== What is being asked ==
Every line in the listing is to be echoed verbatim.

== Material provided ==
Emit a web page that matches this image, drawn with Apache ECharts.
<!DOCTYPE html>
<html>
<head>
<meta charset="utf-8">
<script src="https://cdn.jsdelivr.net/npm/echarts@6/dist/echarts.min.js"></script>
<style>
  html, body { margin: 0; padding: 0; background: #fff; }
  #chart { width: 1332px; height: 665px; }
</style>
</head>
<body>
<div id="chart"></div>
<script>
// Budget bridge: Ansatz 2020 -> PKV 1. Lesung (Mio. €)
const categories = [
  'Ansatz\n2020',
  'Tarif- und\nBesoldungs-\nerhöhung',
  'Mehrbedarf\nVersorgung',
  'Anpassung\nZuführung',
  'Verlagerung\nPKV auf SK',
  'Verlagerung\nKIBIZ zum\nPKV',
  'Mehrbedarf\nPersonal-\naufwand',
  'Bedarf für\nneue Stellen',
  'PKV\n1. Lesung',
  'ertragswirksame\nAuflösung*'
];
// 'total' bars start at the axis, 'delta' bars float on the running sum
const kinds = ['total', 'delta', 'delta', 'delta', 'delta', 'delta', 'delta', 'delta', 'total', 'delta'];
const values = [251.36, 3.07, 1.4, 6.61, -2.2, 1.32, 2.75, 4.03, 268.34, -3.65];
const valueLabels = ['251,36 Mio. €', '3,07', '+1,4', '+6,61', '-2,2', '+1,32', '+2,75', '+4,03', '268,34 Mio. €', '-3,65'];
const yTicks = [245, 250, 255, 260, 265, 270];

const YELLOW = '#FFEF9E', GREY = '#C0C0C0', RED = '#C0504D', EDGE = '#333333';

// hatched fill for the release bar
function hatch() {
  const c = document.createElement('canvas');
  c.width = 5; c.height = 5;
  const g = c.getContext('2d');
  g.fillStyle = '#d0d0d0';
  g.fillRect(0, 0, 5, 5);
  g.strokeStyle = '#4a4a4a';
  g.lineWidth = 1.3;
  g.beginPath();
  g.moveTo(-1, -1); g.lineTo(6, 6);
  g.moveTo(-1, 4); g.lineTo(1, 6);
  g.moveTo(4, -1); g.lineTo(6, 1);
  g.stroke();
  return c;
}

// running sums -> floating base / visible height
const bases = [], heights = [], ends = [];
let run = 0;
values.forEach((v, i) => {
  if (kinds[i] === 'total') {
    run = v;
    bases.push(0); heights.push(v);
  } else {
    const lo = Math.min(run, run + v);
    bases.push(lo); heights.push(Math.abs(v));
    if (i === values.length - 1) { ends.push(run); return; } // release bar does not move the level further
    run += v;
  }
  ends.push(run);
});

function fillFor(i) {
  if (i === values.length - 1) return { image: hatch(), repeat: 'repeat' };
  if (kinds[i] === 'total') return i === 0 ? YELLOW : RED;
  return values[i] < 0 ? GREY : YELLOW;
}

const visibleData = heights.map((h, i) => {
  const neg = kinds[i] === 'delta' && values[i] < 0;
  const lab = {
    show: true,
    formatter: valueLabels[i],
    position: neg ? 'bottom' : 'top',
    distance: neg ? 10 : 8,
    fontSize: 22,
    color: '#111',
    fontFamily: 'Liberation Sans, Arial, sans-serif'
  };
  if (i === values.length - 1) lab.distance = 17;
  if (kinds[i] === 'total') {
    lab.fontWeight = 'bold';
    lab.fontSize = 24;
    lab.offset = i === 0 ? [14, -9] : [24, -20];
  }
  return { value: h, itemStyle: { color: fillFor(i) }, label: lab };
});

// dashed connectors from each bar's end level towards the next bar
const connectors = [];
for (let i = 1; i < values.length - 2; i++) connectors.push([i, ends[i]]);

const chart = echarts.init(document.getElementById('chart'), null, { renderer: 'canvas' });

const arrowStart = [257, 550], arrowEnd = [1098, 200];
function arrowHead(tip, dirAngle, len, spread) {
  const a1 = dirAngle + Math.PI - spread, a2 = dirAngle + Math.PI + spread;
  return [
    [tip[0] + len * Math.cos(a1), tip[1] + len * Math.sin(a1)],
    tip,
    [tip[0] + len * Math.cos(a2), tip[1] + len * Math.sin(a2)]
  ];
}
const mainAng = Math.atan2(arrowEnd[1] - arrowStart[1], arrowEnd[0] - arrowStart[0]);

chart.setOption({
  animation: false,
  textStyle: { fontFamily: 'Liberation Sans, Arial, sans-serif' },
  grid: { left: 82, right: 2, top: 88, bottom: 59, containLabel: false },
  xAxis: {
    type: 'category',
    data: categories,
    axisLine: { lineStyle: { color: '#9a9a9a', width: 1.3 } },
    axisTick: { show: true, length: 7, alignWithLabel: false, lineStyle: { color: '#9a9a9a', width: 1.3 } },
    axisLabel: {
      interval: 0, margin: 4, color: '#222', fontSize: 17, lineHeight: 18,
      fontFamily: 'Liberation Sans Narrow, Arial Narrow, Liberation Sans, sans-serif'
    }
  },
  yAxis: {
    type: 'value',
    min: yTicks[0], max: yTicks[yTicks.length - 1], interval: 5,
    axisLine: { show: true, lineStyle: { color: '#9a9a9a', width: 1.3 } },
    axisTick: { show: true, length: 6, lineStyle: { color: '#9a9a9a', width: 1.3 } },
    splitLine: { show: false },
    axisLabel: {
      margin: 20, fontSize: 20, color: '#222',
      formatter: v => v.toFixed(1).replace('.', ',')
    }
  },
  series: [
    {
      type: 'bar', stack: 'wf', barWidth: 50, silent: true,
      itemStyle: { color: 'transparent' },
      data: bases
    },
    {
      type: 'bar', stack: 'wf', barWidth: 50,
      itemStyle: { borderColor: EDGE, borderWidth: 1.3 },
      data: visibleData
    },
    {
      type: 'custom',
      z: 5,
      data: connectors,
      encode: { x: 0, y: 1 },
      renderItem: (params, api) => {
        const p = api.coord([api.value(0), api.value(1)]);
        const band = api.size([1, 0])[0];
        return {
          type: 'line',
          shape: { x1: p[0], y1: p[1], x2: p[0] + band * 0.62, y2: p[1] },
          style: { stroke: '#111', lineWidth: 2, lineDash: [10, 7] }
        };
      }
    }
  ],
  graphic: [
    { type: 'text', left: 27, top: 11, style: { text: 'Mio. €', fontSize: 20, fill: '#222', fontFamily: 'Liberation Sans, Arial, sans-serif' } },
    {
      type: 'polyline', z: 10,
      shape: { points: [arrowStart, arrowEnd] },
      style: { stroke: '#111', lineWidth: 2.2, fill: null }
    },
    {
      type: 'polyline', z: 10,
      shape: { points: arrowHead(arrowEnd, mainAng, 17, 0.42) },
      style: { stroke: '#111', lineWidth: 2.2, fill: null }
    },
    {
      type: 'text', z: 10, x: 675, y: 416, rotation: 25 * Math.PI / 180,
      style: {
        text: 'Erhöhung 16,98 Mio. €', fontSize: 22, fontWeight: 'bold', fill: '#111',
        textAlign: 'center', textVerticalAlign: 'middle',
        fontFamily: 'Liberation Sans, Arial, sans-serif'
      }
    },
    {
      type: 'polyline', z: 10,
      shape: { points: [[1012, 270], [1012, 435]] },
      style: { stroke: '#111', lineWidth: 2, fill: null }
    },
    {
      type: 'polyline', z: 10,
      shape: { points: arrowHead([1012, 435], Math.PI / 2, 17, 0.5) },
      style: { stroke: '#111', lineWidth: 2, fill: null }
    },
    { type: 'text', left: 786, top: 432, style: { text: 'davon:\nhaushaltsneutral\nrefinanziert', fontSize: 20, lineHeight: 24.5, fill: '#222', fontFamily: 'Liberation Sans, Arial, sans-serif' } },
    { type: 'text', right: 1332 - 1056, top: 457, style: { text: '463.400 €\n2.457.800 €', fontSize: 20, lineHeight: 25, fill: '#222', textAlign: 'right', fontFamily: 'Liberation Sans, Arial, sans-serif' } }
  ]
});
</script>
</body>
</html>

== Response ==
Emit a web page that matches this image, drawn with Apache ECharts.
<!DOCTYPE html>
<html>
<head>
<meta charset="utf-8">
<script src="https://cdn.jsdelivr.net/npm/echarts@6/dist/echarts.min.js"></script>
<style>
  html, body { margin: 0; padding: 0; background: #fff; }
  #chart { width: 1332px; height: 665px; }
</style>
</head>
<body>
<div id="chart"></div>
<script>
// Budget bridge: Ansatz 2020 -> PKV 1. Lesung (Mio. €)
const categories = [
  'Ansatz\n2020',
  'Tarif- und\nBesoldungs-\nerhöhung',
  'Mehrbedarf\nVersorgung',
  'Anpassung\nZuführung',
  'Verlagerung\nPKV auf SK',
  'Verlagerung\nKIBIZ zum\nPKV',
  'Mehrbedarf\nPersonal-\naufwand',
  'Bedarf für\nneue Stellen',
  'PKV\n1. Lesung',
  'ertragswirksame\nAuflösung*'
];
// 'total' bars start at the axis, 'delta' bars float on the running sum
const kinds = ['total', 'delta', 'delta', 'delta', 'delta', 'delta', 'delta', 'delta', 'total', 'delta'];
const values = [251.36, 3.07, 1.4, 6.61, -2.2, 1.32, 2.75, 4.03, 268.34, -3.65];
const valueLabels = ['251,36 Mio. €', '3,07', '+1,4', '+6,61', '-2,2', '+1,32', '+2,75', '+4,03', '268,34 Mio. €', '-3,65'];
const yTicks = [245, 250, 255, 260, 265, 270];

const YELLOW = '#FFEF9E', GREY = '#C0C0C0', RED = '#C0504D', EDGE = '#333333';

// hatched fill for the release bar
function hatch() {
  const c = document.createElement('canvas');
  c.width = 5; c.height = 5;
  const g = c.getContext('2d');
  g.fillStyle = '#d0d0d0';
  g.fillRect(0, 0, 5, 5);
  g.strokeStyle = '#4a4a4a';
  g.lineWidth = 1.3;
  g.beginPath();
  g.moveTo(-1, -1); g.lineTo(6, 6);
  g.moveTo(-1, 4); g.lineTo(1, 6);
  g.moveTo(4, -1); g.lineTo(6, 1);
  g.stroke();
  return c;
}

// running sums -> floating base / visible height
const bases = [], heights = [], ends = [];
let run = 0;
values.forEach((v, i) => {
  if (kinds[i] === 'total') {
    run = v;
    bases.push(0); heights.push(v);
  } else {
    const lo = Math.min(run, run + v);
    bases.push(lo); heights.push(Math.abs(v));
    if (i === values.length - 1) { ends.push(run); return; } // release bar does not move the level further
    run += v;
  }
  ends.push(run);
});

function fillFor(i) {
  if (i === values.length - 1) return { image: hatch(), repeat: 'repeat' };
  if (kinds[i] === 'total') return i === 0 ? YELLOW : RED;
  return values[i] < 0 ? GREY : YELLOW;
}

const visibleData = heights.map((h, i) => {
  const neg = kinds[i] === 'delta' && values[i] < 0;
  const lab = {
    show: true,
    formatter: valueLabels[i],
    position: neg ? 'bottom' : 'top',
    distance: neg ? 10 : 8,
    fontSize: 22,
    color: '#111',
    fontFamily: 'Liberation Sans, Arial, sans-serif'
  };
  if (i === values.length - 1) lab.distance = 17;
  if (kinds[i] === 'total') {
    lab.fontWeight = 'bold';
    lab.fontSize = 24;
    lab.offset = i === 0 ? [14, -9] : [24, -20];
  }
  return { value: h, itemStyle: { color: fillFor(i) }, label: lab };
});

// dashed connectors from each bar's end level towards the next bar
const connectors = [];
for (let i = 1; i < values.length - 2; i++) connectors.push([i, ends[i]]);

const chart = echarts.init(document.getElementById('chart'), null, { renderer: 'canvas' });

const arrowStart = [257, 550], arrowEnd = [1098, 200];
function arrowHead(tip, dirAngle, len, spread) {
  const a1 = dirAngle + Math.PI - spread, a2 = dirAngle + Math.PI + spread;
  return [
    [tip[0] + len * Math.cos(a1), tip[1] + len * Math.sin(a1)],
    tip,
    [tip[0] + len * Math.cos(a2), tip[1] + len * Math.sin(a2)]
  ];
}
const mainAng = Math.atan2(arrowEnd[1] - arrowStart[1], arrowEnd[0] - arrowStart[0]);

chart.setOption({
  animation: false,
  textStyle: { fontFamily: 'Liberation Sans, Arial, sans-serif' },
  grid: { left: 82, right: 2, top: 88, bottom: 59, containLabel: false },
  xAxis: {
    type: 'category',
    data: categories,
    axisLine: { lineStyle: { color: '#9a9a9a', width: 1.3 } },
    axisTick: { show: true, length: 7, alignWithLabel: false, lineStyle: { color: '#9a9a9a', width: 1.3 } },
    axisLabel: {
      interval: 0, margin: 4, color: '#222', fontSize: 17, lineHeight: 18,
      fontFamily: 'Liberation Sans Narrow, Arial Narrow, Liberation Sans, sans-serif'
    }
  },
  yAxis: {
    type: 'value',
    min: yTicks[0], max: yTicks[yTicks.length - 1], interval: 5,
    axisLine: { show: true, lineStyle: { color: '#9a9a9a', width: 1.3 } },
    axisTick: { show: true, length: 6, lineStyle: { color: '#9a9a9a', width: 1.3 } },
    splitLine: { show: false },
    axisLabel: {
      margin: 20, fontSize: 20, color: '#222',
      formatter: v => v.toFixed(1).replace('.', ',')
    }
  },
  series: [
    {
      type: 'bar', stack: 'wf', barWidth: 50, silent: true,
      itemStyle: { color: 'transparent' },
      data: bases
    },
    {
      type: 'bar', stack: 'wf', barWidth: 50,
      itemStyle: { borderColor: EDGE, borderWidth: 1.3 },
      data: visibleData
    },
    {
      type: 'custom',
      z: 5,
      data: connectors,
      encode: { x: 0, y: 1 },
      renderItem: (params, api) => {
        const p = api.coord([api.value(0), api.value(1)]);
        const band = api.size([1, 0])[0];
        return {
          type: 'line',
          shape: { x1: p[0], y1: p[1], x2: p[0] + band * 0.62, y2: p[1] },
          style: { stroke: '#111', lineWidth: 2, lineDash: [10, 7] }
        };
      }
    }
  ],
  graphic: [
    { type: 'text', left: 27, top: 11, style: { text: 'Mio. €', fontSize: 20, fill: '#222', fontFamily: 'Liberation Sans, Arial, sans-serif' } },
    {
      type: 'polyline', z: 10,
      shape: { points: [arrowStart, arrowEnd] },
      style: { stroke: '#111', lineWidth: 2.2, fill: null }
    },
    {
      type: 'polyline', z: 10,
      shape: { points: arrowHead(arrowEnd, mainAng, 17, 0.42) },
      style: { stroke: '#111', lineWidth: 2.2, fill: null }
    },
    {
      type: 'text', z: 10, x: 675, y: 416, rotation: 25 * Math.PI / 180,
      style: {
        text: 'Erhöhung 16,98 Mio. €', fontSize: 22, fontWeight: 'bold', fill: '#111',
        textAlign: 'center', textVerticalAlign: 'middle',
        fontFamily: 'Liberation Sans, Arial, sans-serif'
      }
    },
    {
      type: 'polyline', z: 10,
      shape: { points: [[1012, 270], [1012, 435]] },
      style: { stroke: '#111', lineWidth: 2, fill: null }
    },
    {
      type: 'polyline', z: 10,
      shape: { points: arrowHead([1012, 435], Math.PI / 2, 17, 0.5) },
      style: { stroke: '#111', lineWidth: 2, fill: null }
    },
    { type: 'text', left: 786, top: 432, style: { text: 'davon:\nhaushaltsneutral\nrefinanziert', fontSize: 20, lineHeight: 24.5, fill: '#222', fontFamily: 'Liberation Sans, Arial, sans-serif' } },
    { type: 'text', right: 1332 - 1056, top: 457, style: { text: '463.400 €\n2.457.800 €', fontSize: 20, lineHeight: 25, fill: '#222', textAlign: 'right', fontFamily: 'Liberation Sans, Arial, sans-serif' } }
  ]
});
</script>
</body>
</html>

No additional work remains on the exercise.